"""
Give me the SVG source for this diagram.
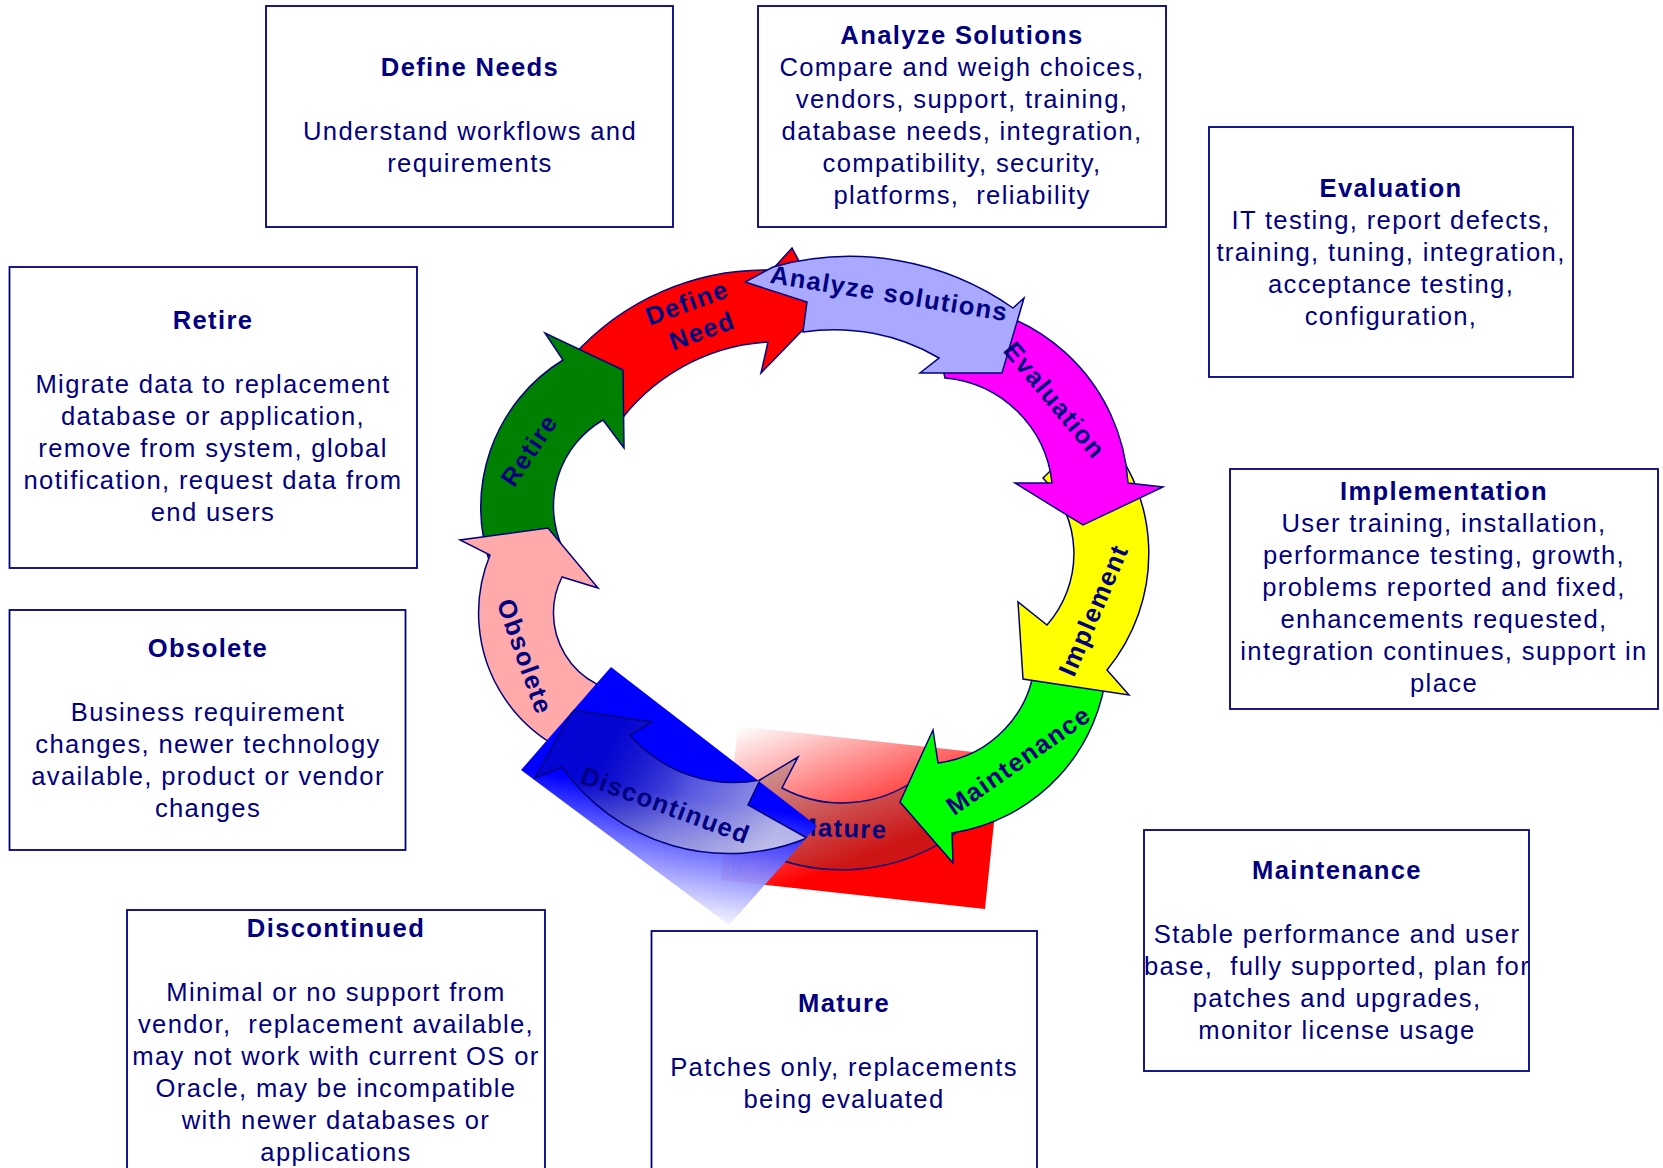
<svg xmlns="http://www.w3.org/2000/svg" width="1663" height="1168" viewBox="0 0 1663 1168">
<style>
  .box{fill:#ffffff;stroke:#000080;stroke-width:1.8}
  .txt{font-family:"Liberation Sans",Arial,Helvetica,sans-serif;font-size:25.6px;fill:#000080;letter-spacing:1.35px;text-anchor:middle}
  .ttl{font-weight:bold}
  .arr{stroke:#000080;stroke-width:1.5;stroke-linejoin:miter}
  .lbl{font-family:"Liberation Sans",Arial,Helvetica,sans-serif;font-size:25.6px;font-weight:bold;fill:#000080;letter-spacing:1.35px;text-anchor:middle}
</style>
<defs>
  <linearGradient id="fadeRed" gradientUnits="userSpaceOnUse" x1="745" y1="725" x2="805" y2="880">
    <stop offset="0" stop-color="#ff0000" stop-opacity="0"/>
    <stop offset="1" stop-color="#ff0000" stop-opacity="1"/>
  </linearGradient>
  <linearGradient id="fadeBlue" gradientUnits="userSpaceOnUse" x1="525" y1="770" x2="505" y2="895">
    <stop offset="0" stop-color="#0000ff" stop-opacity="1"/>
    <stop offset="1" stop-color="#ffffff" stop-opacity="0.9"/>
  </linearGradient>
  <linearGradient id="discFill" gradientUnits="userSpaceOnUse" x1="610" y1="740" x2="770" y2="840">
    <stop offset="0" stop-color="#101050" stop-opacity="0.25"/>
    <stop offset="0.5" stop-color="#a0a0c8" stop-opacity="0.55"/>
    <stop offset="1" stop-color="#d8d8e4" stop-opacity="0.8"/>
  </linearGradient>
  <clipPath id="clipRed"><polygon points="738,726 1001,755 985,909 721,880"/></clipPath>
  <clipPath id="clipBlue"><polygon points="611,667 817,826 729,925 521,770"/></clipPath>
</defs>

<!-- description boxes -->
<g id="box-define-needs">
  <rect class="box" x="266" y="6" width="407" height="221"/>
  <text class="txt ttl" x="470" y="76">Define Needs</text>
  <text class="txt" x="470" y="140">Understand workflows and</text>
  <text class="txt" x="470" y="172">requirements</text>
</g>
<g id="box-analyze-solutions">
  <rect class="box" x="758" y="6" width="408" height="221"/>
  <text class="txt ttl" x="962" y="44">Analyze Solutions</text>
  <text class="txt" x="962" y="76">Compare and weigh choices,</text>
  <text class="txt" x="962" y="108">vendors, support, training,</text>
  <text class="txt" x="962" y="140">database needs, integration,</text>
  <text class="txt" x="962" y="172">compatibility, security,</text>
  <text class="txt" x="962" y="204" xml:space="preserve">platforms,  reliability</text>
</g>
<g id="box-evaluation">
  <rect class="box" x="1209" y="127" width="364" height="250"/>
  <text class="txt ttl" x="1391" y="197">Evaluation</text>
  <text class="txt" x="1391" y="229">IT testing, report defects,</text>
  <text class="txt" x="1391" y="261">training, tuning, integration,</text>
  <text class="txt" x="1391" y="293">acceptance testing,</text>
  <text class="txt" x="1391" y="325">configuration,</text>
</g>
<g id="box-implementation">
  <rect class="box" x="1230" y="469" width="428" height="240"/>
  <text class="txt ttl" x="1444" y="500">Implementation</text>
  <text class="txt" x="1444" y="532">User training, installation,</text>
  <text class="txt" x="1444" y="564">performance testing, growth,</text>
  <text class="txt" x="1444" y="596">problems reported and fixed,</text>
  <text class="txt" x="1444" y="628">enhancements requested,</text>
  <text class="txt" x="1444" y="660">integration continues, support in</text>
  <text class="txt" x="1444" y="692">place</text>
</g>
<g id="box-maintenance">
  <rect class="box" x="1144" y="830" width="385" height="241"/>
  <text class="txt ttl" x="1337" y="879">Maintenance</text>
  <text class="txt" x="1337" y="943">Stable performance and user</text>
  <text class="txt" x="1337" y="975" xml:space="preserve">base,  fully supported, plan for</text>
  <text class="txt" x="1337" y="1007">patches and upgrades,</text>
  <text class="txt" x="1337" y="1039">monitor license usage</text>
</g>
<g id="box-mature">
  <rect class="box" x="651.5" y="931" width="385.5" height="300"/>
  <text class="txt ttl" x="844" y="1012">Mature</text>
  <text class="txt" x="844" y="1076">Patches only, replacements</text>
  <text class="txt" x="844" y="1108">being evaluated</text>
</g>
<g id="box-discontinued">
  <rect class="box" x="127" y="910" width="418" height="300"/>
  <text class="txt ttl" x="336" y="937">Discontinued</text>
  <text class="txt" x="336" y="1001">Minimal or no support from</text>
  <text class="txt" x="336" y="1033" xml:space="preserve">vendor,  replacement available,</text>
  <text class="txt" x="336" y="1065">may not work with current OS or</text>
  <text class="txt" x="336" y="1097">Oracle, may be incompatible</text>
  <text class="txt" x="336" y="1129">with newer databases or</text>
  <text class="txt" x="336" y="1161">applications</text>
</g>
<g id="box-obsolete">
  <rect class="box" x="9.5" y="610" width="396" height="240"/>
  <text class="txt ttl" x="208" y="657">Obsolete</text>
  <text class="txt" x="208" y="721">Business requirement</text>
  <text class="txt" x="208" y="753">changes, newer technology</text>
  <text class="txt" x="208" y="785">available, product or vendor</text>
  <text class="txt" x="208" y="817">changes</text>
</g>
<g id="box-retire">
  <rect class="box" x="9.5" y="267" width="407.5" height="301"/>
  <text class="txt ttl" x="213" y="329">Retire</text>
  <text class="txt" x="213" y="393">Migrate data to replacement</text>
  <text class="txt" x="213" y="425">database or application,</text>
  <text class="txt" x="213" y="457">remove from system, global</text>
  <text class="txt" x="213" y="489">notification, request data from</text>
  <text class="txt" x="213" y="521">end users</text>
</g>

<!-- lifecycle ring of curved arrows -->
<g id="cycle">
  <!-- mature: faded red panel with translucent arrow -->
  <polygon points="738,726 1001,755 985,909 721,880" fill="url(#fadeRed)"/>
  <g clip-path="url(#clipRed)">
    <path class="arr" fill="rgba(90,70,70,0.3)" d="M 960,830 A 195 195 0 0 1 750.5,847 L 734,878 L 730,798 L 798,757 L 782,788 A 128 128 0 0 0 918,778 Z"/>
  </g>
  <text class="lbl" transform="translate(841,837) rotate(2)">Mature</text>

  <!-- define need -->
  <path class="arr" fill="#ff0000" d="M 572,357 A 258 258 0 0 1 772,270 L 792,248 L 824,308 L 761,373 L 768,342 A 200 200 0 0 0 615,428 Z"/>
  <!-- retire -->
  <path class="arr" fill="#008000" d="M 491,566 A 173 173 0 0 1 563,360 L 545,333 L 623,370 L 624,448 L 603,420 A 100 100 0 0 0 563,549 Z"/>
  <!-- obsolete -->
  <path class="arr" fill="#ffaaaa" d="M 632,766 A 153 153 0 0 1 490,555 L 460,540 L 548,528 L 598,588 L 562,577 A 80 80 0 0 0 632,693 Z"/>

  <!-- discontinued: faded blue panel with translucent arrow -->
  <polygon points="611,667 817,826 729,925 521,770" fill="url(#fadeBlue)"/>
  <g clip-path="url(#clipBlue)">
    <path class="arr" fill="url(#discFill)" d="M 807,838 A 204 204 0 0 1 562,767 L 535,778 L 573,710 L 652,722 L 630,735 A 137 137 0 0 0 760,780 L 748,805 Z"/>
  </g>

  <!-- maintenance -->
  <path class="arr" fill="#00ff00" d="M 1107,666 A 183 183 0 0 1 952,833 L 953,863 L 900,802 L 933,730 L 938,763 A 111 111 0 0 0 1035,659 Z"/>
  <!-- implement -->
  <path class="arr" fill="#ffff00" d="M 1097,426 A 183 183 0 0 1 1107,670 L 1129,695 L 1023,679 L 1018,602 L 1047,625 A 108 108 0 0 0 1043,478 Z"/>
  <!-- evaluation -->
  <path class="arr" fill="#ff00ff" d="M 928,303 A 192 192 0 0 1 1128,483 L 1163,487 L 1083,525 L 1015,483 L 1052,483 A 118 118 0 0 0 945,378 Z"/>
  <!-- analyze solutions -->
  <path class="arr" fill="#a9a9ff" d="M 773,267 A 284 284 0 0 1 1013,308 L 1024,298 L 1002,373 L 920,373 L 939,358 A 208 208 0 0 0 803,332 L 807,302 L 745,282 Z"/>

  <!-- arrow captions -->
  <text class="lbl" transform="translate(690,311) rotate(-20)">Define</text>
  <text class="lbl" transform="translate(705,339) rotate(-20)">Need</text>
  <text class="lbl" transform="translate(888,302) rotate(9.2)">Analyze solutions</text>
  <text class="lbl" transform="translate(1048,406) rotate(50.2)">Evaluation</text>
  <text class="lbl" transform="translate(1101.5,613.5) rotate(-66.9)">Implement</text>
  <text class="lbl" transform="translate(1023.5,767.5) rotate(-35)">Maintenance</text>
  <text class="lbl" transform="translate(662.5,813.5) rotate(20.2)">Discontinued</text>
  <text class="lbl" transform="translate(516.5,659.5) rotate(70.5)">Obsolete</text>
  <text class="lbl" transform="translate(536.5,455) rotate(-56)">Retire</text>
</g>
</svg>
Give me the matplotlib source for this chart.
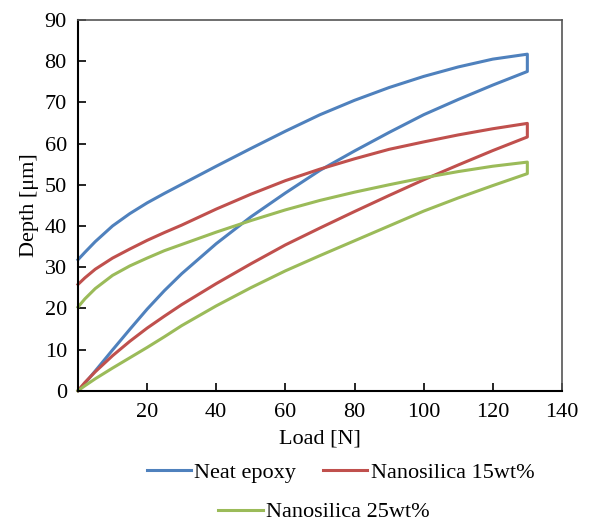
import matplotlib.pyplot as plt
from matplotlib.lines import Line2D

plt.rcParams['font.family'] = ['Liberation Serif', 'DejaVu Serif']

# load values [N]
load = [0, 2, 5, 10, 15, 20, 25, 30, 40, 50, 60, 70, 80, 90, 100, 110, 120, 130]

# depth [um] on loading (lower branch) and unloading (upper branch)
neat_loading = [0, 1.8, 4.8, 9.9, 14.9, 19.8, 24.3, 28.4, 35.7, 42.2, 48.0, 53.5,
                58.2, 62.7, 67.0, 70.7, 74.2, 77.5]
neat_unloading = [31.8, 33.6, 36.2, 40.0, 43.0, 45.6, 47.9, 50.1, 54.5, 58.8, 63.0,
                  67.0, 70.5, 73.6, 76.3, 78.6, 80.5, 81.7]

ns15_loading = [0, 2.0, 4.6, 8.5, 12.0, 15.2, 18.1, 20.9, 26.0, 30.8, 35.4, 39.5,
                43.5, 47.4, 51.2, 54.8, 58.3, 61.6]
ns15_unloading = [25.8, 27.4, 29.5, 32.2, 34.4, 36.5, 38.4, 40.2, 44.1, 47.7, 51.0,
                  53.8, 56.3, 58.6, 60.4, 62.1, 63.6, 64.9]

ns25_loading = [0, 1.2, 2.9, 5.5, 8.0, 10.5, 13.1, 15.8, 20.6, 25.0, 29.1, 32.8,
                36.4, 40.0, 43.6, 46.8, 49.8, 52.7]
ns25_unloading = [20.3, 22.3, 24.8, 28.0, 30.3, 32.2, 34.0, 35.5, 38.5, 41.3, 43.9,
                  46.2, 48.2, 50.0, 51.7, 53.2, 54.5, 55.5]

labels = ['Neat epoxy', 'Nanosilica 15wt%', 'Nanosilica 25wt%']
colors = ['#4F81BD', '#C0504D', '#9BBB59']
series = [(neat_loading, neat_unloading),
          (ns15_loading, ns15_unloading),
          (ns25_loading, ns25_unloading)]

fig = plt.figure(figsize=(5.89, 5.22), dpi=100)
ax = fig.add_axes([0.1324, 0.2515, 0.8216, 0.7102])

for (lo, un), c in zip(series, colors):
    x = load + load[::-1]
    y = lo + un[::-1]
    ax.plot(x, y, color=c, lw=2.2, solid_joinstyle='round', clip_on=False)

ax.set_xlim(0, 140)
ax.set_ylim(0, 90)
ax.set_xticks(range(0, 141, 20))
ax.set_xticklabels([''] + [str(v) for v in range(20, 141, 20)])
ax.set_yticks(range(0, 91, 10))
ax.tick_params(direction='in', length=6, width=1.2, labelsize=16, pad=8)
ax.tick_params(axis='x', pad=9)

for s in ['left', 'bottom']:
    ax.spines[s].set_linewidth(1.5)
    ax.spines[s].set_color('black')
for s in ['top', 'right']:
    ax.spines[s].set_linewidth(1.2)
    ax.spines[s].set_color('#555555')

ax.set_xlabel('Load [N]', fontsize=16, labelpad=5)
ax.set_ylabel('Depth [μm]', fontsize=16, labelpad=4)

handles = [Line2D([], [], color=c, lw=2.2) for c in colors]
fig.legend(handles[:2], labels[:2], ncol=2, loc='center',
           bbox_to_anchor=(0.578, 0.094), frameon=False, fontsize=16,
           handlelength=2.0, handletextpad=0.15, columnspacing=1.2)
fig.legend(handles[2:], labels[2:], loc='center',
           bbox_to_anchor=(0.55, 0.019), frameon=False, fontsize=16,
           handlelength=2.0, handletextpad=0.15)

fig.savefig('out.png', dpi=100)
"""
Search the data above for the string "source" and copy each line that has it.

Give me the SVG source for this diagram.
Give me the matplotlib source for this chart.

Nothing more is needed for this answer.